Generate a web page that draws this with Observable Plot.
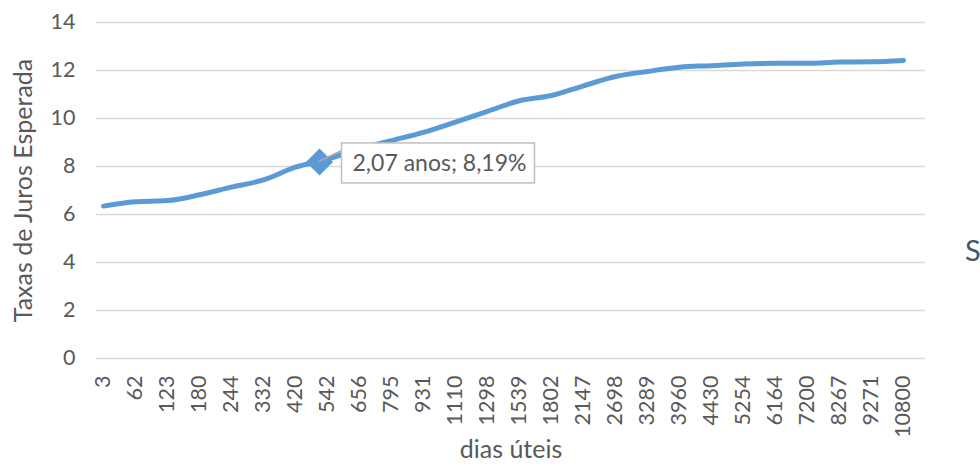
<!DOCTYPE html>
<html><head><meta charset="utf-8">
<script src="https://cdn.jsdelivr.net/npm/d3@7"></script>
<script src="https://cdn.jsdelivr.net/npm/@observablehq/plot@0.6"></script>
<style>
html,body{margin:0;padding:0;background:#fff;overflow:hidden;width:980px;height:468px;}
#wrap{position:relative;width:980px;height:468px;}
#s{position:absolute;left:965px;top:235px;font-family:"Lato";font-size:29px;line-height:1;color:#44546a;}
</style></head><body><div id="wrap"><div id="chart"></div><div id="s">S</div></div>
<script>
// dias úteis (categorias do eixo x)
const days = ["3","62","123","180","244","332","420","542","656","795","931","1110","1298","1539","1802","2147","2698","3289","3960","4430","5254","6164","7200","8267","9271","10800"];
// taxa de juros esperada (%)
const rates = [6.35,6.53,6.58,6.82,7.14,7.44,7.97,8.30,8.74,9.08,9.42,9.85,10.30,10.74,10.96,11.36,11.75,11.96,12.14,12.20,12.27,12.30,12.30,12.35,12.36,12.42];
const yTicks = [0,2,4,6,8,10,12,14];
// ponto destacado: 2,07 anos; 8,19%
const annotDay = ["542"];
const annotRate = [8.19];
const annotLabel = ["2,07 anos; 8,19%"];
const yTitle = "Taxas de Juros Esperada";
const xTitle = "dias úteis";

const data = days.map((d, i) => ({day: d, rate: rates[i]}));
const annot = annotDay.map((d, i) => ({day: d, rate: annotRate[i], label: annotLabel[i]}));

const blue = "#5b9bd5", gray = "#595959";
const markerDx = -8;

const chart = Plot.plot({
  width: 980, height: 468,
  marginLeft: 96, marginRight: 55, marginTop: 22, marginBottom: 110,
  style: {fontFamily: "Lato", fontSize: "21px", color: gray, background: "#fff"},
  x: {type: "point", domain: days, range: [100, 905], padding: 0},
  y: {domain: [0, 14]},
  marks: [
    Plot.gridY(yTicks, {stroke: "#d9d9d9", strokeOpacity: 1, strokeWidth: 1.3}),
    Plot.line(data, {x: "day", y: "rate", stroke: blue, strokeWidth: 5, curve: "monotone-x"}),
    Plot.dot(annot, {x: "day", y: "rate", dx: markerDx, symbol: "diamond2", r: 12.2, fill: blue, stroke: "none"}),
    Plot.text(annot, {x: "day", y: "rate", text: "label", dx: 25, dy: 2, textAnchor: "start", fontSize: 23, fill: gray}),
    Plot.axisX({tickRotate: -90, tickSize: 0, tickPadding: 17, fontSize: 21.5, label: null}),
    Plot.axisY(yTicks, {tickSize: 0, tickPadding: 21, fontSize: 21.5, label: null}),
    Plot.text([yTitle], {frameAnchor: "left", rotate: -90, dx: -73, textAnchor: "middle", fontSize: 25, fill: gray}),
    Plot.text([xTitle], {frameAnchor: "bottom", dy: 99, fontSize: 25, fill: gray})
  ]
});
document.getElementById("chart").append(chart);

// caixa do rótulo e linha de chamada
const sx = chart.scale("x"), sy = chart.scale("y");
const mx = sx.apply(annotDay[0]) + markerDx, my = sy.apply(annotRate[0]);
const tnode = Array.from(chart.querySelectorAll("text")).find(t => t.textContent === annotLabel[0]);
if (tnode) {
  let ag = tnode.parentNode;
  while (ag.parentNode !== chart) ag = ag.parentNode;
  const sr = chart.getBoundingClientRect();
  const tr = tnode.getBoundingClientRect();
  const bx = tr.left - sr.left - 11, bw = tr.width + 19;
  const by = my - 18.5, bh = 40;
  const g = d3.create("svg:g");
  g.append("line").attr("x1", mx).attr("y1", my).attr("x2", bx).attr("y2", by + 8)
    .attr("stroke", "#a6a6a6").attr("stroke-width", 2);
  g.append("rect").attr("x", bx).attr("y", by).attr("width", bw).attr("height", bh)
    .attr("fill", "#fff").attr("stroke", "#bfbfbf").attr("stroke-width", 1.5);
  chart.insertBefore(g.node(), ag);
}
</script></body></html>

○ ○ ○ ○

Leave the pictures out and reproduce exactly the lines from the top of the listing above through the line with "const markerDx = -8;".

ANSWER TO THE TASK:
Generate a web page that draws this with Observable Plot.
<!DOCTYPE html>
<html><head><meta charset="utf-8">
<script src="https://cdn.jsdelivr.net/npm/d3@7"></script>
<script src="https://cdn.jsdelivr.net/npm/@observablehq/plot@0.6"></script>
<style>
html,body{margin:0;padding:0;background:#fff;overflow:hidden;width:980px;height:468px;}
#wrap{position:relative;width:980px;height:468px;}
#s{position:absolute;left:965px;top:235px;font-family:"Lato";font-size:29px;line-height:1;color:#44546a;}
</style></head><body><div id="wrap"><div id="chart"></div><div id="s">S</div></div>
<script>
// dias úteis (categorias do eixo x)
const days = ["3","62","123","180","244","332","420","542","656","795","931","1110","1298","1539","1802","2147","2698","3289","3960","4430","5254","6164","7200","8267","9271","10800"];
// taxa de juros esperada (%)
const rates = [6.35,6.53,6.58,6.82,7.14,7.44,7.97,8.30,8.74,9.08,9.42,9.85,10.30,10.74,10.96,11.36,11.75,11.96,12.14,12.20,12.27,12.30,12.30,12.35,12.36,12.42];
const yTicks = [0,2,4,6,8,10,12,14];
// ponto destacado: 2,07 anos; 8,19%
const annotDay = ["542"];
const annotRate = [8.19];
const annotLabel = ["2,07 anos; 8,19%"];
const yTitle = "Taxas de Juros Esperada";
const xTitle = "dias úteis";

const data = days.map((d, i) => ({day: d, rate: rates[i]}));
const annot = annotDay.map((d, i) => ({day: d, rate: annotRate[i], label: annotLabel[i]}));

const blue = "#5b9bd5", gray = "#595959";
const markerDx = -8;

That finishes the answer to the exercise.